**Problem description**: Using the data below, output the first line and every line after it up to and including the line containing "import matplotlib.pyplot as plt", exactly as written and with nothing added.

**Dataset excerpt**:
+++++

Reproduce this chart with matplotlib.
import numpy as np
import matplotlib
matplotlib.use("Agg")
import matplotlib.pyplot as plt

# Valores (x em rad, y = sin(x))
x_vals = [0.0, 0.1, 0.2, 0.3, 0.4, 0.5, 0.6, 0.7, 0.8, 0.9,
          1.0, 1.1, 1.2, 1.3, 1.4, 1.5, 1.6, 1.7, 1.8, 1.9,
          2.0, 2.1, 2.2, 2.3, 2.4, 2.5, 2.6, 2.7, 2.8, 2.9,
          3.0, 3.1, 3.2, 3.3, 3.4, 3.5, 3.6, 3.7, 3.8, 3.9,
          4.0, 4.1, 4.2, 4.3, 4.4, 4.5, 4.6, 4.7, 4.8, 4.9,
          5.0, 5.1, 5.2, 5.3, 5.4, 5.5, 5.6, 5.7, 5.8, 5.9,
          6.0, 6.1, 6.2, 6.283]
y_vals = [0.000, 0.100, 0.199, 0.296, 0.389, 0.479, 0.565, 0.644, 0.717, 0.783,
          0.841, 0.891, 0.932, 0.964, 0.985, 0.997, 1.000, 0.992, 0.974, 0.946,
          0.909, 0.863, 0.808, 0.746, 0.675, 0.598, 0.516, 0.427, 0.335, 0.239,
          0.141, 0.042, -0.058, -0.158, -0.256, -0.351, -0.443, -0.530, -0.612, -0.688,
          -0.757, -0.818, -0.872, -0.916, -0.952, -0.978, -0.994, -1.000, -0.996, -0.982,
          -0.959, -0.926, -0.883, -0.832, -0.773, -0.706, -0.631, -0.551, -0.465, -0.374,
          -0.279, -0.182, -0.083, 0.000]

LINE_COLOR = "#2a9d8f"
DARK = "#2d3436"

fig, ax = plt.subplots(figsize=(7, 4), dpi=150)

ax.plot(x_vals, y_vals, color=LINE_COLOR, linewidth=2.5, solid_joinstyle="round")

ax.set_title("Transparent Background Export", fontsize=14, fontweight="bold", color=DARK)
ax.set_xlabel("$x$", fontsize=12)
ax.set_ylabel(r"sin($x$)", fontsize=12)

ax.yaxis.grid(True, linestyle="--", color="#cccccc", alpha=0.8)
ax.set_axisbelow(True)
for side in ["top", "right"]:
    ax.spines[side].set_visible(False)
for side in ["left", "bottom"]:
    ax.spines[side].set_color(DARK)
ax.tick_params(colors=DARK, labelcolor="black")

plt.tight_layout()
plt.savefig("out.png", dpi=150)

+++++

**Complete response**:
Reproduce this chart with matplotlib.
import numpy as np
import matplotlib
matplotlib.use("Agg")
import matplotlib.pyplot as plt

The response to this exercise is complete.